I went to the Olympic Museum in Lausanne last weekend which is about 80 kilometres (50 miles) east along the auto route.

It is an amazing museum with lots of sporting equipment signed by famous Olympic athletes going all the way back to the founder of the modern Olympics himself – Baron Pierre de Coubertin.

They had lots of audio-visual displays and you can choose any number of opening and losing ceremonies going back to the 1920’s by tapping on the touch screens. I was there with my friend and we first selected the 1936 Berlin opening. It was weird – it was like going back in the ‘Time Tunnel’ seeing the Fuhrer and all the cronies strutting around in full uniform. Stranger still was seeing all the athletes from all the countries dipping the flags and returning the ‘Heil’ salute…
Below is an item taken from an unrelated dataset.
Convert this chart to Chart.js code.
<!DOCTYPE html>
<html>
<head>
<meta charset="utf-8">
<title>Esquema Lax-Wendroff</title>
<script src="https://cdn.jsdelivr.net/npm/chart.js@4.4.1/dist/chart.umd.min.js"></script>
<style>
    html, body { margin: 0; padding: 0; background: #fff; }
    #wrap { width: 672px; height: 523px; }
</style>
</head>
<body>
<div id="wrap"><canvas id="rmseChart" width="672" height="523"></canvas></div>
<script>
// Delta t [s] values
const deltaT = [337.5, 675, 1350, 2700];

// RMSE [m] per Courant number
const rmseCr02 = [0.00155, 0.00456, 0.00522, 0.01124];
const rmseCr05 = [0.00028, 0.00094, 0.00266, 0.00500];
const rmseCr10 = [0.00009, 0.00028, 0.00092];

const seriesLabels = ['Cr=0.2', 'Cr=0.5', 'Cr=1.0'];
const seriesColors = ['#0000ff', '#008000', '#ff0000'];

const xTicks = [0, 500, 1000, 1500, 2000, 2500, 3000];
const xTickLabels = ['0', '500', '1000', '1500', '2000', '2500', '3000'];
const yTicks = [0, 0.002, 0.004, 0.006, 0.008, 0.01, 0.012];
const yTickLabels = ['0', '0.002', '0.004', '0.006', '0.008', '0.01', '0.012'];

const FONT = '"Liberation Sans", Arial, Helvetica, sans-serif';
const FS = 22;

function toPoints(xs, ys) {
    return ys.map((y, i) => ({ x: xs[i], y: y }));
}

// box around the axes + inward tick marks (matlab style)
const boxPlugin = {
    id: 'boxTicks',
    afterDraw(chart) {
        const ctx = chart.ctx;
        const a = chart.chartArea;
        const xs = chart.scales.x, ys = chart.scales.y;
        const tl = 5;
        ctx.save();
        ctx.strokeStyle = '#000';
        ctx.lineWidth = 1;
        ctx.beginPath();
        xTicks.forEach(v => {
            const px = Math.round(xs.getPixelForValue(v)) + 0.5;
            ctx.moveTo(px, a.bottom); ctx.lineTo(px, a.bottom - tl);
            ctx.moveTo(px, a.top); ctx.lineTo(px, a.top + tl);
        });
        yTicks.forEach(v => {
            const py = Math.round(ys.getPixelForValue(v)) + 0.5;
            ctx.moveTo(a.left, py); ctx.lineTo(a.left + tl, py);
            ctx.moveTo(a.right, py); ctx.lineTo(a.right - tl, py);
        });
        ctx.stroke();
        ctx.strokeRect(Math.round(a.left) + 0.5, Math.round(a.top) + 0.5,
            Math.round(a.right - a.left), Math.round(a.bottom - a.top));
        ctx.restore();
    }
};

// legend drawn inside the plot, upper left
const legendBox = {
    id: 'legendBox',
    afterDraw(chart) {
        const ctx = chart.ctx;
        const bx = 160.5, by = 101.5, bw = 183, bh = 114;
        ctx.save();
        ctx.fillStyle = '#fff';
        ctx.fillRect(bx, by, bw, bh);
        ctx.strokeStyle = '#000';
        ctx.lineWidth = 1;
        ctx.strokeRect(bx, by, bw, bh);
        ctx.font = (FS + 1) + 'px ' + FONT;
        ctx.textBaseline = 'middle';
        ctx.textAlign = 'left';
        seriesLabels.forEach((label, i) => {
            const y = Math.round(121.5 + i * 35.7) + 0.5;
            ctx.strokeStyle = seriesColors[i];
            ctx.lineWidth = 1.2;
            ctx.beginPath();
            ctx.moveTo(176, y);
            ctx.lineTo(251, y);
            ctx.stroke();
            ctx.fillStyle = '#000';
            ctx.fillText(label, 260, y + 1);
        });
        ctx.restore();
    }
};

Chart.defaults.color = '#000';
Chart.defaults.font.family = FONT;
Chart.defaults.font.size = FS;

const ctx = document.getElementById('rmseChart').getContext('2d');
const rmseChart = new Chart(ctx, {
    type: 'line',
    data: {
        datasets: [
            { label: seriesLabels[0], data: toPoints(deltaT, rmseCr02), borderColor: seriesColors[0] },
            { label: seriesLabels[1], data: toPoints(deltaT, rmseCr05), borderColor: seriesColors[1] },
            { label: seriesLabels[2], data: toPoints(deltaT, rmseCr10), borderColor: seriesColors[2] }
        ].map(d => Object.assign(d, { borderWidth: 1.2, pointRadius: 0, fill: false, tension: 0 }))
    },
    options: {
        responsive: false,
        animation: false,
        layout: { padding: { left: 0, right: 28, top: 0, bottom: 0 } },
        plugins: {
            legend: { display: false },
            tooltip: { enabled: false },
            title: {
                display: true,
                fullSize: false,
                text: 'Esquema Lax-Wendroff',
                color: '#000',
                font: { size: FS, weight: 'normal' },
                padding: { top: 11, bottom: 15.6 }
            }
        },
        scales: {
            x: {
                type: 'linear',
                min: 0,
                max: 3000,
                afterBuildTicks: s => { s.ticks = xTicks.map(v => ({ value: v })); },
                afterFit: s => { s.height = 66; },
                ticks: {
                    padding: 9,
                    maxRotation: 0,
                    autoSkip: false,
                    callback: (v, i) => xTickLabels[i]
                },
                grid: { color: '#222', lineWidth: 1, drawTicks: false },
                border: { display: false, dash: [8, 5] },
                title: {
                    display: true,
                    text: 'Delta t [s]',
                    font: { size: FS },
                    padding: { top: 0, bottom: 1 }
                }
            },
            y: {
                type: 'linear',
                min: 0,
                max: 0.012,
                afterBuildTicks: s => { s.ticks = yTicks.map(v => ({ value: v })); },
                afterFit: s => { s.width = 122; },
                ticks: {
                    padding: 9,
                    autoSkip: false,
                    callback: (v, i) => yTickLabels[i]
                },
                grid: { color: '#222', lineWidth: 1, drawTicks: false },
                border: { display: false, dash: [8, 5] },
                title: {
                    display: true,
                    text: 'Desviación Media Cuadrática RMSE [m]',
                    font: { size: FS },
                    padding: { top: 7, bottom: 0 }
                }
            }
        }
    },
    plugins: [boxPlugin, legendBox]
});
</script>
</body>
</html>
There were a couple of older generation Europeans standing behind our open booth watching and when they saw Adolf you could tell it was a very personal moment - I could hear them suck in their breathe when they saw him and almost ‘feel’ their unease seeing him again.
We moved on to the next video which was ski-jumping from the 1952 Oslo winter Olympics and saw people in wool jumpers, leather boots and bindings, all mounted on big wooden skis, jumping hills. Today of course it is all space age clothing and ultra-light equipment - how times have changed. Still, just looking at them, you can see these folks were a different generation –possibly a better generation? Men like these trekked to the north or south poles with nothing but Sealskins and mitts, no GPS’s, laptops or satellite phones – just a sextant, their navigational skills and their brains. Men like these dragged wooden sleds up and down snow drifts for days and weeks and all with typical Victorian stoicism and dry humour. If ever you want a tale of courage, leadership and courage in the face of adversity, read or even better get the DVD, of (Ernest) Shackleton’s Polar team and their struggles. The BBC did a docu-drama with Kenneth Brannagh as Shackleton and it was awesome.
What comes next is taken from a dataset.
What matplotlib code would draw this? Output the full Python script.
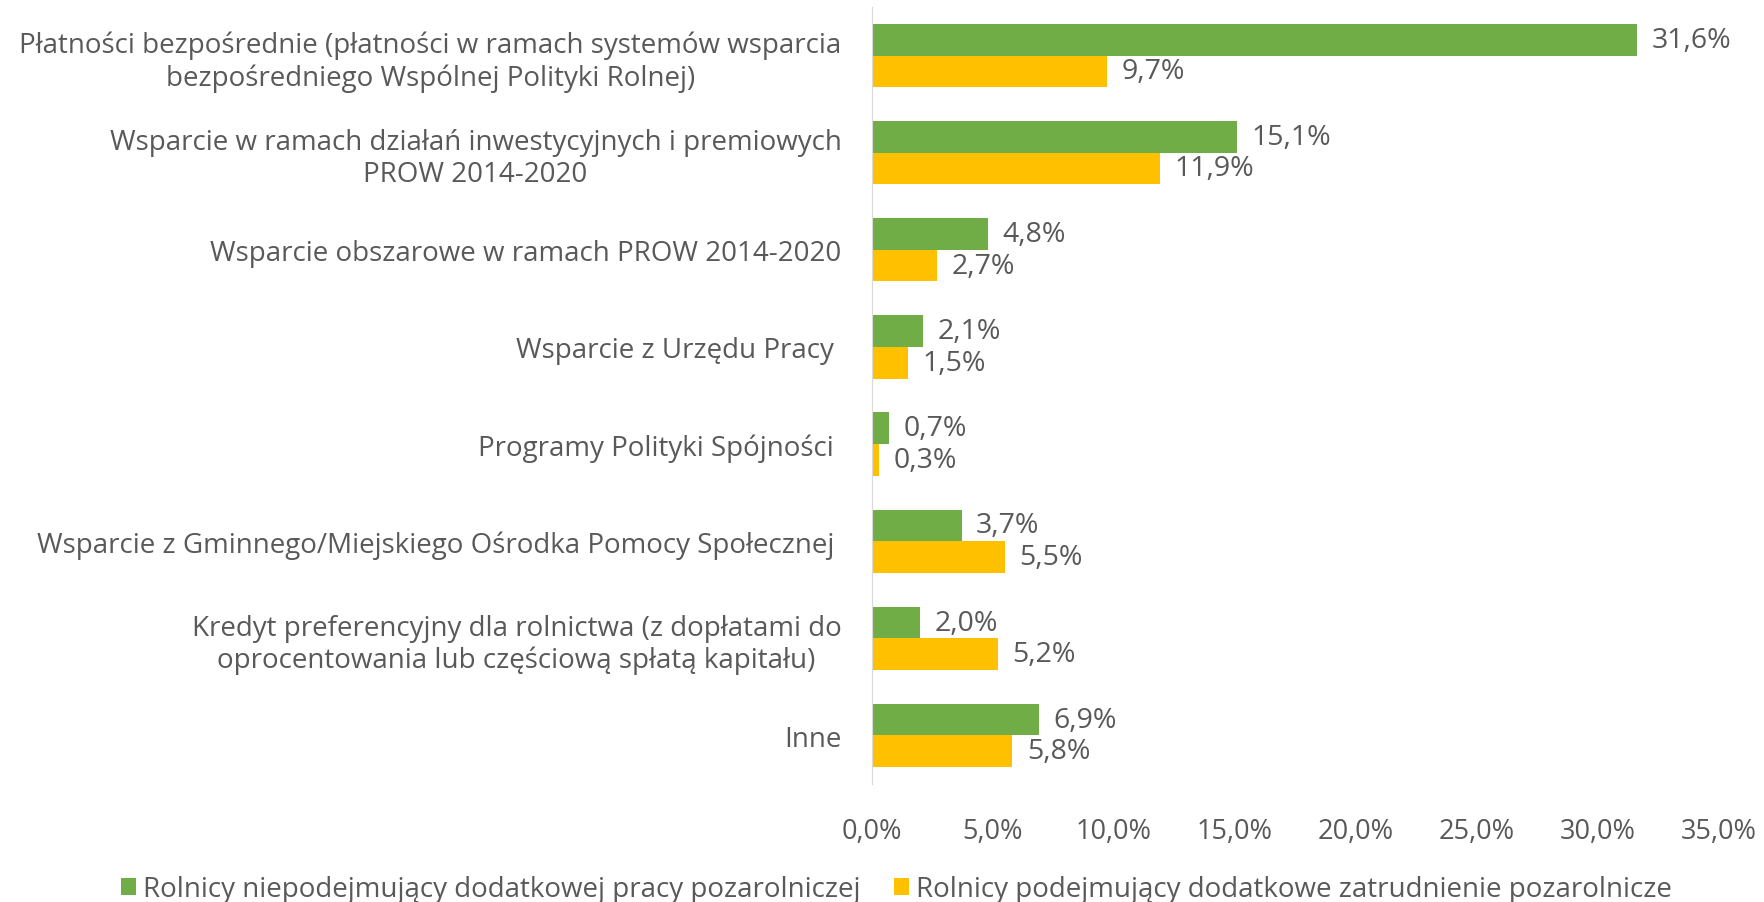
import numpy as np
import matplotlib.pyplot as plt
from matplotlib.ticker import FuncFormatter

categories = [
    "Płatności bezpośrednie (płatności w ramach systemów wsparcia\nbezpośredniego Wspólnej Polityki Rolnej)",
    "Wsparcie w ramach działań inwestycyjnych i premiowych\nPROW 2014-2020",
    "Wsparcie obszarowe w ramach PROW 2014-2020",
    "Wsparcie z Urzędu Pracy ",
    "Programy Polityki Spójności ",
    "Wsparcie z Gminnego/Miejskiego Ośrodka Pomocy Społecznej ",
    "Kredyt preferencyjny dla rolnictwa (z dopłatami do\noprocentowania lub częściową spłatą kapitału)",
    "Inne",
]
green_vals = [31.6, 15.1, 4.8, 2.1, 0.7, 3.7, 2.0, 6.9]
yellow_vals = [9.7, 11.9, 2.7, 1.5, 0.3, 5.5, 5.2, 5.8]
series_names = ["Rolnicy niepodejmujący dodatkowej pracy pozarolniczej",
                "Rolnicy podejmujący dodatkowe zatrudnienie pozarolnicze"]

TEXT = "#595959"
plt.rcParams['font.family'] = ['Open Sans', 'DejaVu Sans']

fig = plt.figure(figsize=(17.64, 9.03), dpi=100)
ax = fig.add_axes([872 / 1764, 1 - 785 / 903, (1719 - 872) / 1764, (785 - 8) / 903])

y = np.arange(len(categories))
h = 0.325
ax.barh(y - h / 2, green_vals, height=h, color="#70AD47", label=series_names[0])
ax.barh(y + h / 2, yellow_vals, height=h, color="#FFC000", label=series_names[1])

for yi, g, yv in zip(y, green_vals, yellow_vals):
    ax.text(g + 0.6, yi - h / 2, f"{g:.1f}%".replace(".", ","), va="center", ha="left", color=TEXT, fontsize=20.5)
    ax.text(yv + 0.6, yi + h / 2, f"{yv:.1f}%".replace(".", ","), va="center", ha="left", color=TEXT, fontsize=20.5)

ax.set_xlim(0, 35)
ax.set_ylim(len(categories) - 0.5, -0.5)
ax.set_xticks(np.arange(0, 36, 5))
ax.xaxis.set_major_formatter(FuncFormatter(lambda v, p: f"{v:.1f}%".replace(".", ",")))
ax.set_yticks(y)
ax.set_yticklabels(categories, ha="right", multialignment="center", fontsize=20)
ax.tick_params(axis="both", length=0, colors=TEXT)
ax.tick_params(axis="x", pad=24, labelsize=19.5)
ax.tick_params(axis="y", pad=22)
for s in ["top", "right", "bottom"]:
    ax.spines[s].set_visible(False)
ax.spines["left"].set_color("#D9D9D9")

fig.legend(loc="center", bbox_to_anchor=(0.508, 1 - 890 / 903), ncol=2, frameon=False,
           fontsize=20, labelcolor=TEXT, handlelength=0.55, handleheight=0.55,
           handletextpad=0.25, columnspacing=1.2)

fig.savefig("out.png", dpi=100)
Anyhow, I digress. Here are some pics of the museum and the gorgeous gardens and stunning view of the lake. Not that we got to see much of it of course – it was bucketing down that day so all we saw was sheets of rain!

There were also the Olympic torches from many of the games and memorabilia and news reports going back to Munich and the kidnappings, the boycotted Moscow and L.A games etc. Remember all that?...

What was also cool was all the stars of each Olympics - Nadia Comaneci in the gymnastics getting a perfect 10. Mark Spitz on the U.S. team getting a record seven gold medals. That man was one amazing swimming machine (but oh that 1970’s hairstyle)!

As a side note I used to work for Conoco-Phillips in Perth and we had a visit from the Oklahoma office guys one month – one of who used to be in the U.S. national swimming squad. He joined me and my office buddy in our ‘lunchtime legends’ pool session one day and proceeded to blow us out of the water – going back and forth like a White pointer on cruise control without even raising a proverbial sweat. He told us later he used to have ‘drag races’ in the pool with the great man himself – Spitzie. Now he tells us!!

Anyway, a top day.

1 Comments:

Blogger flythemig29 said...

I didn't even know that museum was there. I will be in London in Nov for a few days and will take in the RAF museum in Hendon.